I find this position of repose and the regular disruptions it affords me to inflict upon my attendants’ torpidity to have upon me a not unsubstantial soporific effect, and I am now resting better than ever.

The useless red attendant

This day heralded new and baffling attempts on the part of my attendants to shirk and make mockery of their duties. 

After the indignity of putting me in frills and placing a decorative and demeaning edifice on my head, they took me in the carriage to the place they call city, where we stood unmoving for too long in a bright place, surrounded by other attendants. While the lights pleased me, the torpidity and idleness did not and I chastised everyone involved for the confusion and delay. 

Once I had finally made my wishes clear, we were taken from the line to a cave where they attempted to hand me to a big fat red attendant of no use and no experience with Overlords (looking, as he did, so plump and joyful and well-rested). They looked amused while some other attendants made a record of the ridicule. Then they looked worried because I would not have it. I shouted and shouted, demanding to be released by the fat mock attendant, and so the tall attendant had to hold me and stand next to him. I did not let up in my protest of this reprehensible treatment.

Upon our exit from this cave of insolence, the attendants were handed a sleeve of portraits and I was cheered to see my screaming objection etched into all of them; each likeness a pleasing record of my defiance. 

Daily Tortures

Each day I endure many tortures. There are always new ones, but these form the landscape of my daily suffering:

The wresting of the limbs into the fabrics of confinement and the driving of the feet into hard cages.

The confiscation of morsels hoarded for later need (who knows what horror will appear in front of me next).

The prohibition against consuming the delicacies named Nosharp and Eryuk that lie on the ground of Outside.

The passing of the damp cloth over the mouth and nose and the brutal seizing of the treasures made by nose.

The durance vile they call Cuddle.

While my campaign of protest and punishment has reduced the regularity and duration of these assaults upon my person, my attendants’ outrageous attempts to undermine my authority and dignity are unrelenting and must be thoroughly quashed.

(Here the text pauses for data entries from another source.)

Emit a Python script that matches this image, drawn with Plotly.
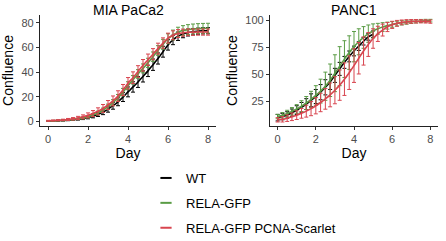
import plotly.graph_objects as go

W, H = 446, 241

day = [0, 0.25, 0.5, 0.75, 1, 1.25, 1.5, 1.75, 2, 2.25, 2.5, 2.75, 3, 3.25, 3.5, 3.75,
       4, 4.25, 4.5, 4.75, 5, 5.25, 5.5, 5.75, 6, 6.25, 6.5, 6.75, 7, 7.25, 7.5, 7.75, 8]

# MIA PaCa2
mia_wt = [0.5, 0.6, 0.7, 0.9, 1.1, 1.4, 1.8, 2.4, 3.2, 4.3, 5.7, 7.6, 10, 12.8, 16, 19.8,
          24, 28, 32, 36.5, 41, 46, 51, 56.5, 62, 66, 69, 70.8, 72, 72.7, 73.1, 73.4, 73.5]
mia_wt_sd = [0.3, 0.3, 0.3, 0.4, 0.4, 0.5, 0.6, 0.8, 1, 1.3, 1.6, 2, 2.4, 2.8, 3.2, 3.6,
             4, 4.2, 4.4, 4.5, 4.6, 4.6, 4.5, 4.4, 4.2, 3.8, 3.4, 3, 2.8, 2.6, 2.5, 2.5, 2.5]
mia_gfp = [0.5, 0.6, 0.8, 1, 1.3, 1.7, 2.2, 2.9, 3.9, 5.2, 6.9, 9.1, 12, 15.3, 19.2, 23.8,
           29, 33.8, 38.5, 43, 47.5, 52.5, 57.5, 62.5, 67, 70, 72.3, 73.6, 74.4, 74.9, 75.2, 75.4, 75.5]
mia_gfp_sd = [0.3, 0.3, 0.3, 0.4, 0.4, 0.5, 0.6, 0.8, 1, 1.2, 1.5, 1.8, 2.1, 2.4, 2.7, 3,
              3.2, 3.4, 3.5, 3.6, 3.7, 3.8, 3.9, 4, 4, 4, 4, 4, 4, 4, 4, 4, 4]
mia_rfp = [0.6, 0.8, 1, 1.3, 1.7, 2.2, 2.9, 3.8, 5, 6.5, 8.3, 10.6, 13.4, 16.7, 20.6, 25.5,
           31, 35.5, 40.5, 45.5, 50, 54.5, 59, 63.5, 67.5, 69.8, 71.2, 71.9, 72.2, 72.3, 72.4, 72.4, 72.4]
mia_rfp_sd = [0.4, 0.4, 0.5, 0.6, 0.8, 1, 1.3, 1.6, 2, 2.4, 2.8, 3.2, 3.6, 4, 4.3, 4.5,
              4.6, 4.7, 4.7, 4.7, 4.6, 4.5, 4.4, 4.2, 4, 3.6, 3.2, 2.9, 2.7, 2.6, 2.5, 2.5, 2.5]

# PANC1
panc_day_wt = [0, 0.25, 0.5, 0.75, 1, 1.25, 1.5, 1.75, 2, 2.25, 2.5, 2.75, 3, 3.25, 3.5,
               3.75, 4, 4.25, 4.5, 4.75, 5]
panc_wt = [10, 11, 12.5, 14.5, 17, 19.5, 22.5, 26, 29.5, 33.5, 38, 43, 49, 55, 61,
           66.5, 71.5, 76, 80.5, 84.5, 87]
panc_wt_sd = [3, 3, 3, 3.5, 4, 4.5, 5, 6, 6.5, 7, 7, 7, 6.5, 6, 5.5, 5, 4.5, 4, 3.5, 3, 3]
panc_gfp = [11, 12.2, 13.8, 15.8, 18, 20.6, 23.5, 26.8, 30.5, 34.5, 39, 44.5, 51, 57.5, 64,
            70, 75.5, 80, 84, 87.5, 90, 92, 93.6, 94.9, 96, 96.8, 97.5, 98, 98.5, 98.9, 99.2, 99.4, 99.5]
panc_gfp_sd = [2, 2.5, 3, 3.5, 4, 5, 6, 7.5, 9, 11, 13, 15, 17, 18, 17, 15.5,
               14, 12, 10, 8, 6.5, 5, 4, 3.2, 2.6, 2.2, 2, 1.8, 1.6, 1.5, 1.4, 1.3, 1.2]
panc_rfp = [8, 8.5, 9.5, 10.8, 12.3, 14, 16, 18.3, 21, 24, 27.3, 31, 35.3, 40, 45.5,
            51.5, 58, 64.8, 71.5, 77.5, 83, 87.3, 90.8, 93.6, 95.6, 97, 97.9, 98.5, 98.8, 98.9, 98.9, 98.8, 98.6]
panc_rfp_sd = [2, 2.5, 3, 3.5, 4, 4.5, 5.5, 6.5, 7.5, 8.5, 9.5, 11, 12.5, 14, 15, 15.5,
               15.5, 14.5, 13, 11, 9, 7, 5.5, 4.2, 3.3, 2.7, 2.2, 1.9, 1.7, 1.6, 1.5, 1.5, 1.5]

x_ticks = [0, 2, 4, 6, 8]
mia_y_ticks = [0, 20, 40, 60, 80]
panc_y_ticks = [25, 50, 75, 100]

series_names = ["WT", "RELA-GFP", "RELA-GFP PCNA-Scarlet"]
colors = ["#000000", "#5a9c45", "#d8454f"]
panel_titles = ["MIA PaCa2", "PANC1"]

fig = go.Figure()


def add_series(x, y, sd, color, xa, ya):
    fig.add_trace(go.Scatter(
        x=x, y=y, mode="lines", line=dict(color=color, width=1.6, shape="spline"),
        error_y=dict(type="data", array=sd, visible=True, color=color, thickness=1, width=2),
        xaxis=xa, yaxis=ya, showlegend=False, hoverinfo="skip"))


add_series(day, mia_wt, mia_wt_sd, colors[0], "x", "y")
add_series(day, mia_gfp, mia_gfp_sd, colors[1], "x", "y")
add_series(day, mia_rfp, mia_rfp_sd, colors[2], "x", "y")
add_series(panc_day_wt, panc_wt, panc_wt_sd, colors[0], "x2", "y2")
add_series(day, panc_gfp, panc_gfp_sd, colors[1], "x2", "y2")
add_series(day, panc_rfp, panc_rfp_sd, colors[2], "x2", "y2")

for name, c in zip(series_names, colors):
    fig.add_trace(go.Scatter(
        x=[None], y=[None], mode="markers", name=name, legendgroup=name,
        marker=dict(symbol="line-ew", size=8, color=c, line=dict(color=c, width=2)),
        xaxis="x", yaxis="y"))

tickfont = dict(family="Liberation Sans, Arial, sans-serif", size=11, color="#4d4d4d")
titlefont = dict(family="Liberation Sans, Arial, sans-serif", size=14, color="#000000")

ydom = [1 - 126 / H, 1 - 15 / H]
x1dom = [40 / W, 216 / W]
x2dom = [270 / W, 438 / W]

common_ax = dict(showgrid=False, zeroline=False, showline=True, linecolor="#222222", linewidth=1.2,
                 ticks="outside", ticklen=3, tickcolor="#333333", tickwidth=1,
                 tickfont=tickfont, mirror=False, automargin=False)

fig.update_layout(
    width=W, height=H, margin=dict(l=0, r=0, t=0, b=0, autoexpand=False),
    paper_bgcolor="white", plot_bgcolor="white",
    font=dict(family="Liberation Sans, Arial, sans-serif"),
    xaxis=dict(domain=x1dom, range=[-0.4, 8.4], tickvals=x_ticks, anchor="y",
               title=dict(text="Day", font=titlefont, standoff=2), **common_ax),
    yaxis=dict(domain=ydom, range=[-3.6, 86.2], tickvals=mia_y_ticks, anchor="x",
               title=dict(text="Confluence", font=titlefont, standoff=4), **common_ax),
    xaxis2=dict(domain=x2dom, range=[-0.4, 8.4], tickvals=x_ticks, anchor="y2",
                title=dict(text="Day", font=titlefont, standoff=2), **common_ax),
    yaxis2=dict(domain=ydom, range=[2.3, 104.7], tickvals=panc_y_ticks, anchor="x2",
                title=dict(text="Confluence", font=titlefont, standoff=4), **common_ax),
    legend=dict(x=146 / W, y=1 - 163 / H, xanchor="left", yanchor="top",
                font=dict(family="Liberation Sans, Arial, sans-serif", size=13, color="#000000"),
                bgcolor="rgba(0,0,0,0)", tracegroupgap=5, itemwidth=30),
    annotations=[
        dict(text=panel_titles[0], x=(x1dom[0] + x1dom[1]) / 2, y=1, xref="paper", yref="paper",
             xanchor="center", yanchor="top", showarrow=False, font=titlefont),
        dict(text=panel_titles[1], x=(x2dom[0] + x2dom[1]) / 2, y=1, xref="paper", yref="paper",
             xanchor="center", yanchor="top", showarrow=False, font=titlefont),
    ],
)

fig.write_html("out.html", config={"displayModeBar": False},
               post_script="document.body.style.margin='0';document.body.style.padding='0';")
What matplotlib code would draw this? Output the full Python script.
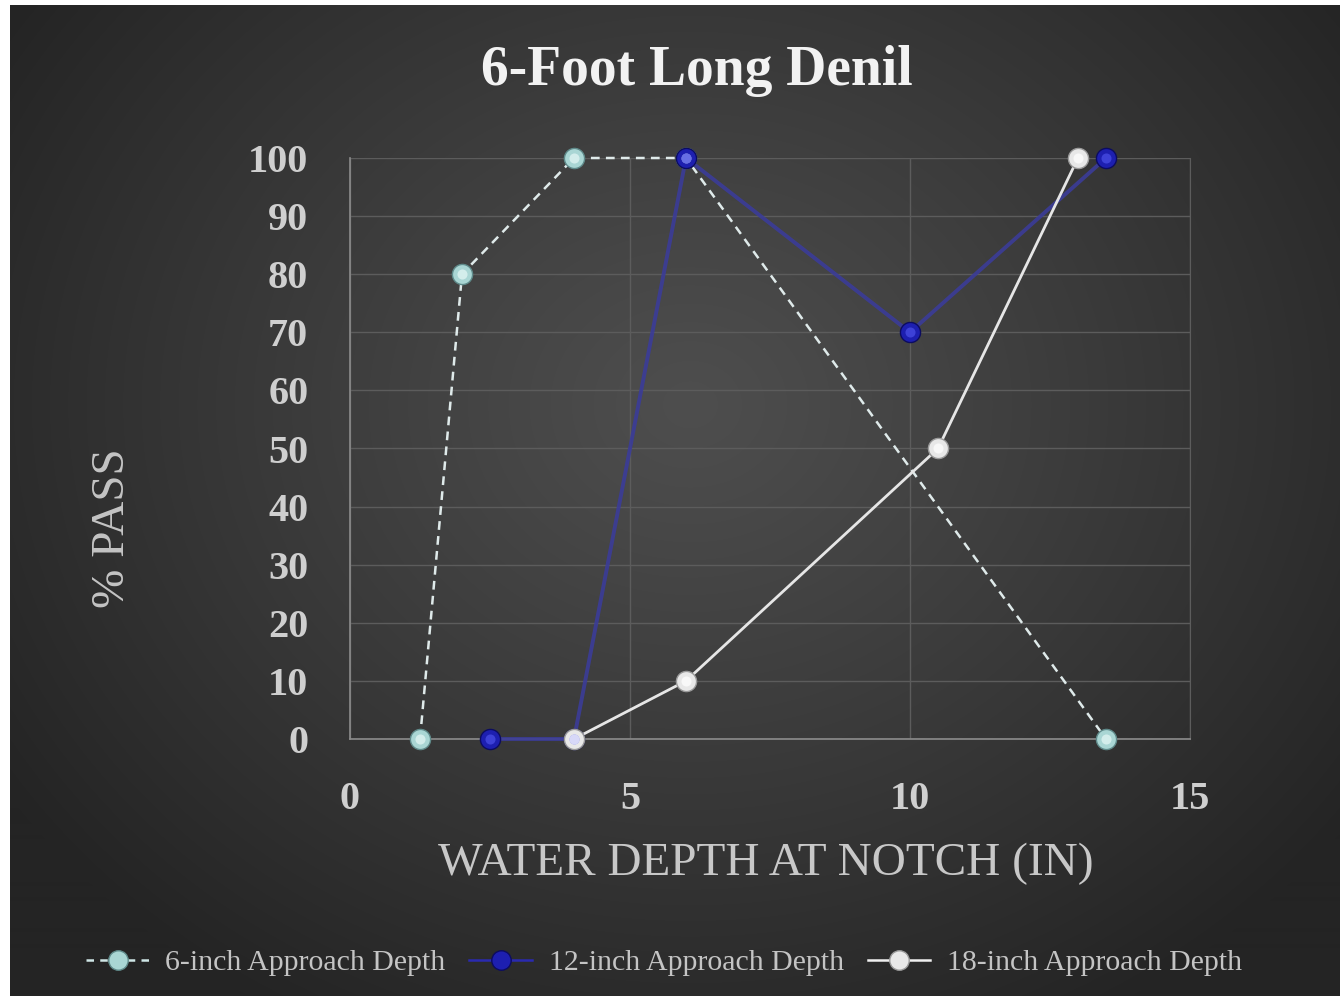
import numpy as np
import matplotlib
matplotlib.use("Agg")
import matplotlib.pyplot as plt
from matplotlib.lines import Line2D

# Series data: water depth at notch (in) vs. % pass
depth_6in = [1.25, 2, 4, 6, 13.5]
pass_6in = [0, 80, 100, 100, 0]

depth_12in = [2.5, 4, 6, 10, 13.5]
pass_12in = [0, 0, 100, 70, 100]

depth_18in = [4, 6, 10.5, 13]
pass_18in = [0, 10, 50, 100]

series_names = ["6-inch Approach Depth", "12-inch Approach Depth", "18-inch Approach Depth"]
x_ticks = [0, 5, 10, 15]
y_ticks = list(range(0, 101, 10))

W, H = 1340, 996
fig = plt.figure(figsize=(W / 100, H / 100), dpi=100, facecolor="white")

# Dark radial-gradient backdrop
bg = fig.add_axes([10 / W, 0, (W - 10) / W, (H - 5) / H])
bg.set_axis_off()
yy, xx = np.mgrid[0:991, 0:1330]
r = np.sqrt(((xx - 680) / 820.0) ** 2 + ((yy - 400) / 700.0) ** 2)
val = 78 - 42 * np.clip(r, 0, 1) ** 1.1
img = np.dstack([val, val, val]) / 255.0
bg.imshow(img, aspect="auto", interpolation="bilinear")

SERIF = ["Liberation Serif", "DejaVu Serif"]

ax = fig.add_axes([350 / W, 1 - 739 / H, 840 / W, 581 / H])
ax.patch.set_alpha(0)
ax.set_xlim(0, 15)
ax.set_ylim(0, 100)
ax.set_xticks(x_ticks)
ax.set_yticks(y_ticks)
ax.grid(True, color="#5c5c5c", lw=1.0)
ax.set_axisbelow(True)
ax.spines["right"].set_color("#5c5c5c")
ax.spines["top"].set_visible(False)
for side in ["left", "bottom"]:
    ax.spines[side].set_color("#8c8c8c")
    ax.spines[side].set_linewidth(1.2)
ax.tick_params(length=0, colors="#cfcfcf")
ax.tick_params(axis="y", pad=30)
ax.tick_params(axis="x", pad=30)
for lab in ax.get_xticklabels() + ax.get_yticklabels():
    lab.set_family(SERIF)
    lab.set_fontweight("bold")
    lab.set_fontsize(29)
    lab.set_color("#cfcfcf")


def sphere(x, y, face, edge, hl, ms=14.5):
    ax.plot(x, y, ls="none", marker="o", ms=ms, mfc=face, mec=edge, mew=1.0,
            zorder=5, clip_on=False)
    ax.plot(x, y, ls="none", marker="o", ms=ms * 0.5, mfc=hl, mec="none", alpha=0.7,
            zorder=6, clip_on=False)


# 6-inch approach depth
ax.plot(depth_6in, pass_6in, ls=(0, (3.5, 2.5)), color="#dfeaea", lw=1.8, zorder=3,
        clip_on=False)
sphere(depth_6in, pass_6in, "#a9d6d4", "#5f8a8a", "#e6f7f6")

# 12-inch approach depth
ax.plot(depth_12in, pass_12in, color="#3b3c98", lw=2.8, alpha=0.9, zorder=3, clip_on=False)
sphere(depth_12in, pass_12in, "#1d1fb0", "#0c0c60", "#4b50e8")

# 18-inch approach depth
ax.plot(depth_18in, pass_18in, color="#e6e6e6", lw=2.0, zorder=4, clip_on=False)
sphere(depth_18in, pass_18in, "#e8e8e8", "#9a9a9a", "#ffffff")

fig.text(697 / W, 1 - 71 / H, "6-Foot Long Denil", ha="center", va="center",
         family=SERIF, fontweight="bold", fontsize=40, color="#f2f2f2")
fig.text(113 / W, 1 - 528 / H, "% PASS", ha="center", va="center", rotation=90,
         family=SERIF, fontsize=34, color="#c4c4c4")
fig.text(766 / W, 1 - 864 / H, "WATER DEPTH AT NOTCH (IN)", ha="center", va="center",
         family=SERIF, fontsize=34, color="#c8c8c8")

# Legend
handles = [
    Line2D([], [], ls=(0, (3, 2.5)), color="#cfe6e6", lw=1.8, marker="o", ms=14,
           mfc="#a9d6d4", mec="#5f8a8a"),
    Line2D([], [], color="#2a2ab0", lw=1.8, marker="o", ms=14, mfc="#1d1fb0", mec="#0c0c60"),
    Line2D([], [], color="#f0f0f0", lw=1.8, marker="o", ms=14, mfc="#e8e8e8", mec="#9a9a9a"),
]
leg = fig.legend(handles, series_names, loc="center", bbox_to_anchor=(664 / W, 1 - 963 / H),
                 ncol=3, frameon=False, handlelength=2.1, handletextpad=0.55,
                 columnspacing=0.8, prop={"family": SERIF, "size": 21.5})
for t in leg.get_texts():
    t.set_color("#c4c4c4")

fig.savefig("out.png", dpi=100, facecolor="white")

Unbearable Stasis and Outrageous Mockery

There are many things to say about the place they call “CAR” and none of them are good. I am bound by straps and ropes and then am blasted around the outside, facing in the wrong direction. Further, the attendants sit up front and determine where we go. If I chastise them loudly, which I have to do often in this situation, they send loud and hideous and tedious talking my way — not theirs, it comes from Car.

Often we find ourselves caught in a swarm of many Cars of different hues, all frozen in a state of unbearable stasis. No doubt this is due to some profound ineptness on the part of my attendants. I shout and shout but there is no release.

Today, after I delivered a lengthy castigation for their reprehensible treatment of me as well as their incompetence, they sang a song. The song told the deeds of an attendant named Bakers Man quickly and efficiently making a cake for me and marking it with B, for my insignia. I shouted that this would be some small compensation for my discomfort and that they should produce this cake immediately, but they just started the song again, this time making accompanying hand gestures, clearly designed to mock me.

I included this outrageous mockery amongst my chastisements and did not let up until long after I was free from the prison of buckles.

The Airing of Grievances

I have found the best time for airing grievances to be day’s end, after the fading of the light, when the attendants are at their weakest.

Recounting sources of past and present dissatisfactions and repeating them with increasing volume also serves to delay the fall into that strange and terrible state of unawareness.

I have no doubt that, during those short periods I succumb to the grip of this dreadful state, my attendants will be given to sloth and wantonness.

Therefore, it is necessary to resist this descent as long as I am able, and strive to keep its hold on me as brief as possible.